In the heart of summer, too, it becomes clear that the grid laid down by the ancient planners is now irrelevant. In vacant lots between neighborhoods and the attractions of thoroughfares, bus stops and liquor stores, well-worn paths stretch across hundreds of vacant lots. Gaston Bachelard called these les chemins du désir: pathways of desire. Paths that weren't designed but eroded casually away by individuals finding the shortest distance between where they are coming from and where they intend to go.

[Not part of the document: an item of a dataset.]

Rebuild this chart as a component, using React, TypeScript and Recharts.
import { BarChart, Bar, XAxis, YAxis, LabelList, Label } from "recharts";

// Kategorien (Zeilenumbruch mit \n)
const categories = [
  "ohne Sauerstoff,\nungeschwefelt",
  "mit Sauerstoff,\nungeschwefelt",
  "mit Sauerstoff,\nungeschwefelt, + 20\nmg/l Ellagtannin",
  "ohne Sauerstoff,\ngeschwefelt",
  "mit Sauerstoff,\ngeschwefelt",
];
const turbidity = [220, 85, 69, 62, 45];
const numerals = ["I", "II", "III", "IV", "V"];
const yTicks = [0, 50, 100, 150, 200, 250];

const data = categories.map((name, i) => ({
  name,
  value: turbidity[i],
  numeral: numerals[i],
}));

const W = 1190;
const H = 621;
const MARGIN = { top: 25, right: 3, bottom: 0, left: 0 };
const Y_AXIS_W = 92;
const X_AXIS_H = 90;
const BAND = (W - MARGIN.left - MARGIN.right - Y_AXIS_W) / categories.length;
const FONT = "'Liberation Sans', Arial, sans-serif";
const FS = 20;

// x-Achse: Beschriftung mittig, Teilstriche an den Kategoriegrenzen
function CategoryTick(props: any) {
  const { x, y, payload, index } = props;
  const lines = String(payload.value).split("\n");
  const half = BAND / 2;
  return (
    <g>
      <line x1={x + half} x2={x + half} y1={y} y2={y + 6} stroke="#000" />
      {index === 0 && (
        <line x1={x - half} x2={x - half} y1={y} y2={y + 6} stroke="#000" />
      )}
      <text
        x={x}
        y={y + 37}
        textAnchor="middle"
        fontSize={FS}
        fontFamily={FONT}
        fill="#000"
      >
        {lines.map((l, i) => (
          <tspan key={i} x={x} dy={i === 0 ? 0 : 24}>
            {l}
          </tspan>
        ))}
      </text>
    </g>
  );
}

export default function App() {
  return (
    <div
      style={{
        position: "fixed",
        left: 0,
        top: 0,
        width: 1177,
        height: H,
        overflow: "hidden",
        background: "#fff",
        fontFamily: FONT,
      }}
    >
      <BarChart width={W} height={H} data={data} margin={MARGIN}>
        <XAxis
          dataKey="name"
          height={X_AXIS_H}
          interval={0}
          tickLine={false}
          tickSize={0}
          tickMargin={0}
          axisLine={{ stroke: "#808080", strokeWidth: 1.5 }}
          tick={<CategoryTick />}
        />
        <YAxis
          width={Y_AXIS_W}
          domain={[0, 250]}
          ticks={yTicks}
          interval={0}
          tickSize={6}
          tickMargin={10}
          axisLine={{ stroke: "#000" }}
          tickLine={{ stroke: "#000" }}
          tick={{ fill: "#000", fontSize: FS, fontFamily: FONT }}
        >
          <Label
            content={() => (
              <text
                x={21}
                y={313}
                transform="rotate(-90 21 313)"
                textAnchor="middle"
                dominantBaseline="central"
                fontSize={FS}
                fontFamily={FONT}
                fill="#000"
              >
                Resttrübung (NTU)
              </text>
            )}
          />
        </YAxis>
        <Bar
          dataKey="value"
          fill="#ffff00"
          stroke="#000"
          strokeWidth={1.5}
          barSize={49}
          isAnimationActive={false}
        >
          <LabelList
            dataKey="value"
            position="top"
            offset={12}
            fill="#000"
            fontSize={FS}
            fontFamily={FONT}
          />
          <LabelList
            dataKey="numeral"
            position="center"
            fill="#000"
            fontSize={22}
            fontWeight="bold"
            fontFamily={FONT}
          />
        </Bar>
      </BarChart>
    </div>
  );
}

It is an urban legend on many college campuses that many sidewalks and pathways were not planned at all, but paved by the university after students created their own paths from building to building, straying from those originally prescribed. The Motor City, like a college campus, has a large population that cannot afford cars, relying instead on bikes and feet to meet its needs. With enormous swaths of the city returning to prairie, where sidewalks are irrelevant and sometimes even dangerous, desire lines have become an integral yet entirely unintended part of the city's infrastructure. There are hundreds of these prescriptive easements across neglected lots throughout the city. Click on the photo at the top of this post to see just a few of them in greater detail.

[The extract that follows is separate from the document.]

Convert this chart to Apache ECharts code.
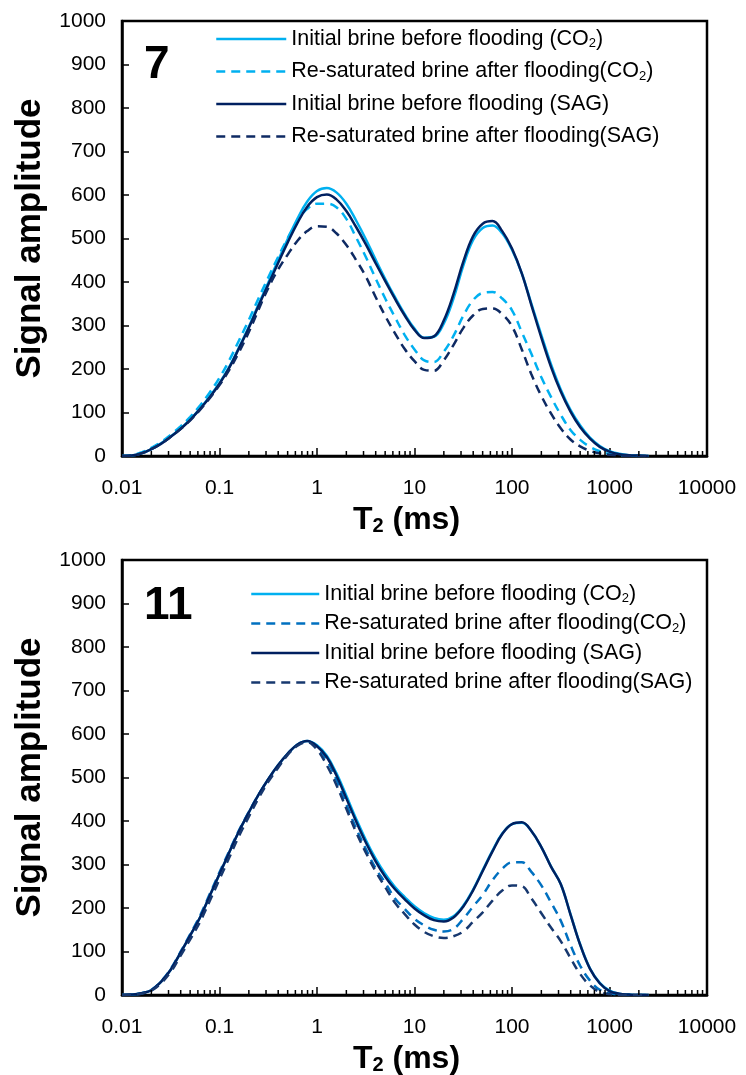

Desire lines are considered by many landscape architects to be proof of a flaw in the design of a physical space, or more gently, a sign that concrete cannot always impose its will on the human mind. But what about a physical space that no longer resembles its intended design, a city where tens of thousands of homes have been abandoned, burned, and buried in their own basements? While actual roads and sidewalks crumble with each season of freezing and thawing, Detroiters have taken it upon themselves to create new paths, in their own small way working to create a city that better suits their needs.

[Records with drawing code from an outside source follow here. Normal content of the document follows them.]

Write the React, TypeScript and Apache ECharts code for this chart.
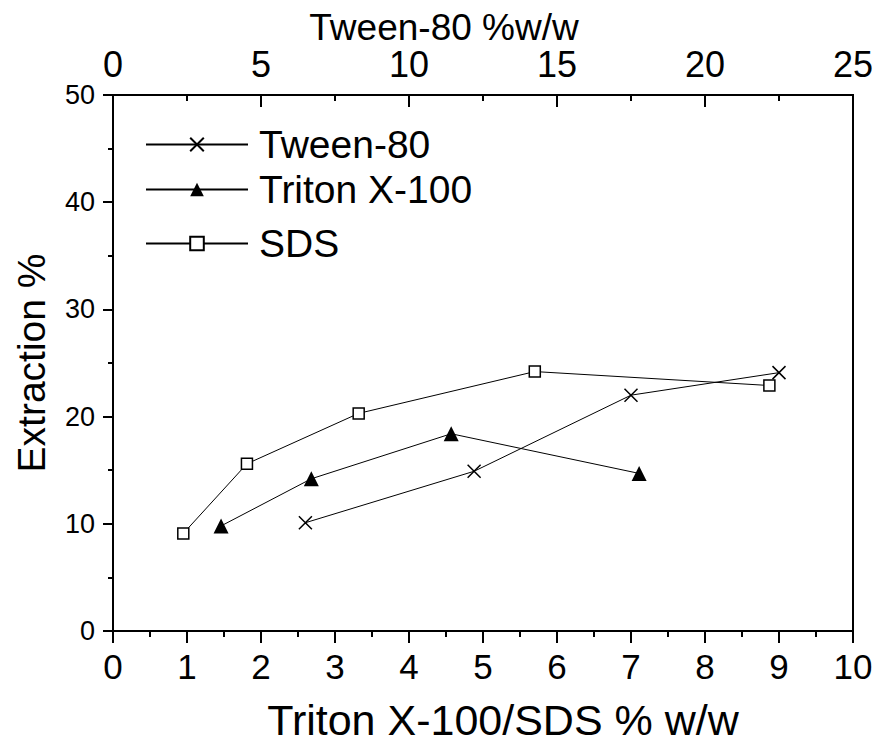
import React, { useEffect, useRef } from "react";
import * as echarts from "echarts";

// Bottom axis (Triton X-100 / SDS % w/w) series
const sdsX = [0.95, 1.81, 3.32, 5.7, 8.87];
const sdsY = [9.1, 15.6, 20.3, 24.2, 22.9];
const tritonX = [1.46, 2.68, 4.57, 7.11];
const tritonY = [9.8, 14.2, 18.4, 14.7];
// Top axis (Tween-80 %w/w) series
const tweenX = [6.5, 12.2, 17.5, 22.5];
const tweenY = [10.1, 14.9, 22.0, 24.1];

const seriesNames = ["Tween-80", "Triton X-100", "SDS"];
const bottomAxisTitle = "Triton X-100/SDS % w/w";
const topAxisTitle = "Tween-80 %w/w";
const leftAxisTitle = "Extraction %";

const FONT = "'Liberation Sans', Arial, Helvetica, sans-serif";
const CROSS = "path://M0,0L10,10M10,0L0,10";

const zip = (xs: number[], ys: number[]) => xs.map((x, i) => [x, ys[i]]);

export default function App() {
  const ref = useRef<HTMLDivElement>(null);
  useEffect(() => {
    if (!ref.current) return;
    const chart = echarts.init(ref.current, undefined, { renderer: "svg" });
    const legendRows = [145, 190, 244];
    chart.setOption({
      animation: false,
      backgroundColor: "#fff",
      grid: {
        left: 113,
        right: 27,
        top: 95,
        bottom: 118,
        show: true,
        borderColor: "#000",
        borderWidth: 2,
        backgroundColor: "transparent",
      },
      legend: seriesNames.map((name, i) => ({
        data: [name],
        left: 140,
        top: legendRows[i] - 25,
        orient: "vertical",
        itemWidth: 102,
        itemHeight: 17,
        selectedMode: false,
        textStyle: {
          fontSize: 39,
          fontFamily: FONT,
          color: "#000",
          padding: [0, 0, 0, 6],
        },
      })),
      xAxis: [
        {
          type: "value",
          position: "bottom",
          min: 0,
          max: 10,
          interval: 1,
          axisLine: { show: true, lineStyle: { color: "#000", width: 2 } },
          axisTick: { show: true, inside: false, length: 12, lineStyle: { color: "#000", width: 2 } },
          minorTick: { show: true, splitNumber: 2, length: 6, lineStyle: { color: "#000", width: 2 } },
          splitLine: { show: false },
          axisLabel: { fontSize: 35, fontFamily: FONT, color: "#000", margin: 18 },
        },
        {
          type: "value",
          position: "top",
          min: 0,
          max: 25,
          interval: 5,
          axisLine: { show: true, lineStyle: { color: "#000", width: 2 } },
          axisTick: { show: true, inside: true, length: 12, lineStyle: { color: "#000", width: 2 } },
          minorTick: { show: true, splitNumber: 2, length: 6, lineStyle: { color: "#000", width: 2 } },
          splitLine: { show: false },
          axisLabel: { fontSize: 36, fontFamily: FONT, color: "#000", margin: 13 },
        },
      ],
      yAxis: {
        type: "value",
        min: 0,
        max: 50,
        interval: 10,
        axisLine: { show: true, lineStyle: { color: "#000", width: 2 } },
        axisTick: { show: true, inside: false, length: 10, lineStyle: { color: "#000", width: 2 } },
        minorTick: { show: true, splitNumber: 2, length: 5, lineStyle: { color: "#000", width: 2 } },
        splitLine: { show: false },
        axisLabel: { fontSize: 27, fontFamily: FONT, color: "#000", margin: 18 },
      },
      graphic: [
        {
          type: "text",
          x: 444,
          y: 27,
          style: { text: topAxisTitle, fontSize: 37, fontFamily: FONT, fill: "#000", align: "center", verticalAlign: "middle" },
        },
        {
          type: "text",
          x: 503,
          y: 720,
          style: { text: bottomAxisTitle, fontSize: 43, fontFamily: FONT, fill: "#000", align: "center", verticalAlign: "middle" },
        },
        {
          type: "text",
          x: 31,
          y: 363,
          rotation: Math.PI / 2,
          style: { text: leftAxisTitle, fontSize: 39, fontFamily: FONT, fill: "#000", align: "center", verticalAlign: "middle" },
        },
      ],
      series: [
        {
          name: seriesNames[0],
          type: "line",
          xAxisIndex: 1,
          data: zip(tweenX, tweenY),
          symbol: CROSS,
          symbolSize: 13,
          lineStyle: { color: "#000", width: 1 },
          itemStyle: { color: "none", borderColor: "#000", borderWidth: 1.5 },
        },
        {
          name: seriesNames[1],
          type: "line",
          xAxisIndex: 0,
          data: zip(tritonX, tritonY),
          symbol: "triangle",
          symbolSize: 15,
          lineStyle: { color: "#000", width: 1 },
          itemStyle: { color: "#000", borderColor: "#000", borderWidth: 0 },
        },
        {
          name: seriesNames[2],
          type: "line",
          xAxisIndex: 0,
          data: zip(sdsX, sdsY),
          symbol: "rect",
          symbolSize: 11,
          lineStyle: { color: "#000", width: 1 },
          itemStyle: { color: "#fff", borderColor: "#000", borderWidth: 1.5 },
        },
      ],
    });
    return () => chart.dispose();
  }, []);
  return (
    <div
      ref={ref}
      style={{ position: "fixed", left: 0, top: 0, width: 880, height: 749, background: "#fff" }}
    />
  );
}
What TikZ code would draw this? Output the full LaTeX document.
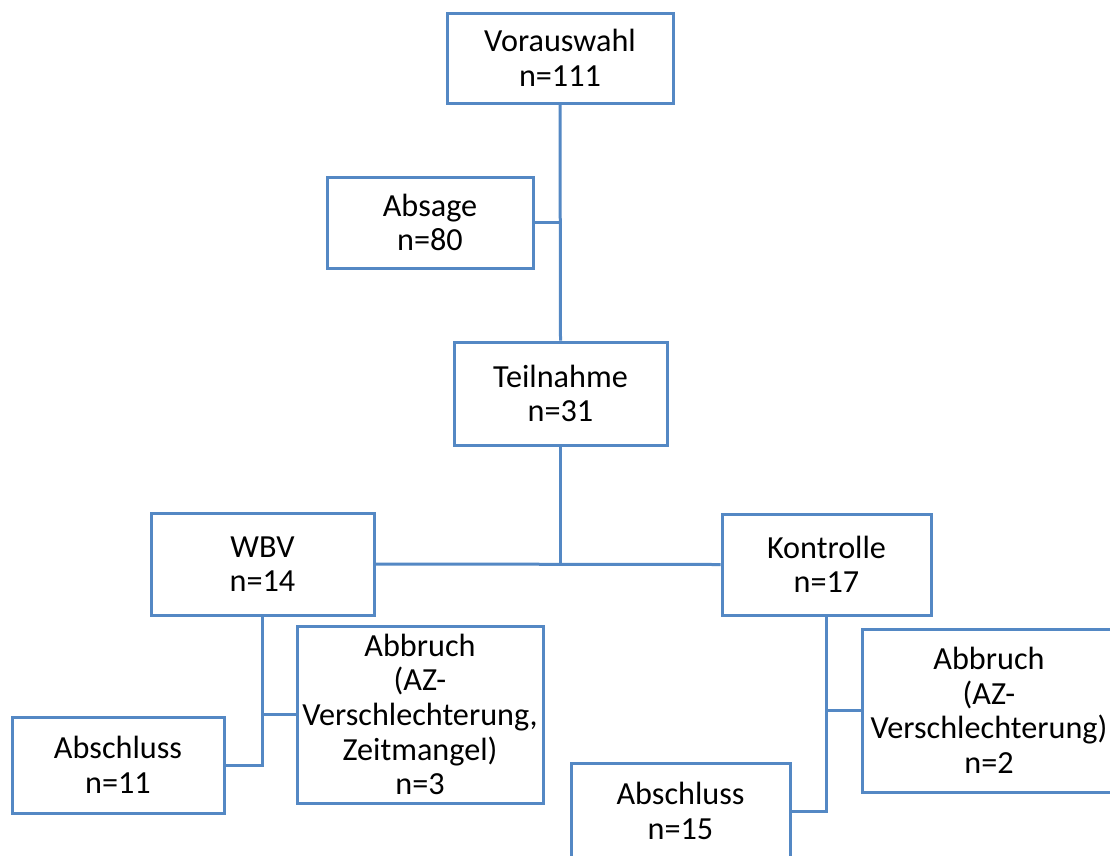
\documentclass[tikz,border=0pt]{standalone}
\usepackage{fontspec}
\setmainfont{Carlito}
\definecolor{boxblue}{RGB}{84,136,196}
\begin{document}
\begin{tikzpicture}[x=1pt,y=1pt,
  box/.style={draw=boxblue, line width=3pt, fill=white, inner sep=0pt,
    align=center, font=\fontsize{32.2}{34.6}\selectfont},
  link/.style={draw=boxblue, line width=3pt}]
\clip (0,0) rectangle (1110,-855);
\fill[white] (0,0) rectangle (1110,-855);
\node[box, minimum width=226, minimum height=90] (vor) at (560,-58) {Vorauswahl\\n=111};
\node[box, minimum width=206, minimum height=91] (abs) at (430,-222.5) {Absage\\n=80};
\node[box, minimum width=213, minimum height=103] (teil) at (560.5,-393.5) {Teilnahme\\n=31};
\node[box, minimum width=223, minimum height=102] (wbv) at (262.5,-564) {WBV\\n=14};
\node[box, minimum width=209, minimum height=101] (kon) at (826.5,-564.5) {Kontrolle\\n=17};
\node[box, minimum width=212, minimum height=96] (absa) at (118,-765) {Abschluss\\n=11};
\node[box, minimum width=246, minimum height=177] (abba) at (420,-714.5) {Abbruch\\(AZ-\\Verschlechterung,\\Zeitmangel)\\n=3};
\node[box, minimum width=219, minimum height=96] (absb) at (680.5,-811) {Abschluss\\n=15};
\node[box, minimum width=254, minimum height=163] (abbb) at (989,-710.5) {Abbruch\\(AZ-\\Verschlechterung)\\n=2};
\path[link] (vor.south) -- (teil.north);
\path[link] (abs.east) -- (vor.south |- abs.east);
\path[link] (wbv.east) -- (kon.west);
\path[link] (teil.south) -- (teil.south |- wbv.east);
\path[link] (wbv.south) |- (absa.east);
\path[link] (abba.west) -- (wbv.south |- abba.west);
\path[link] (kon.south) |- (absb.east);
\path[link] (abbb.west) -- (kon.south |- abbb.west);
\end{tikzpicture}
\end{document}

Academics around the world argue about whether the first paths were created by hunters following game trails. There are scientists who study ants to better understand highways. They have created mathematical models for trail formation. When the great cities were built, sometimes roads were built along ancient paths. The Romans imposed grids on every city but their own. In Detroit many of the streets are named for the Frenchmen whose ribbon farms stretching north from the river were covered in asphalt: Beaubien, Dequindre, Campau, Livernois, Chene. In many cities, there are streets named for dead men once revered throughout the land but now mostly forgotten (Fulton, Lafayette, Irving) and others named for men no one remembers.

In Detroit, there are streets no one has named. And they belong to anyone.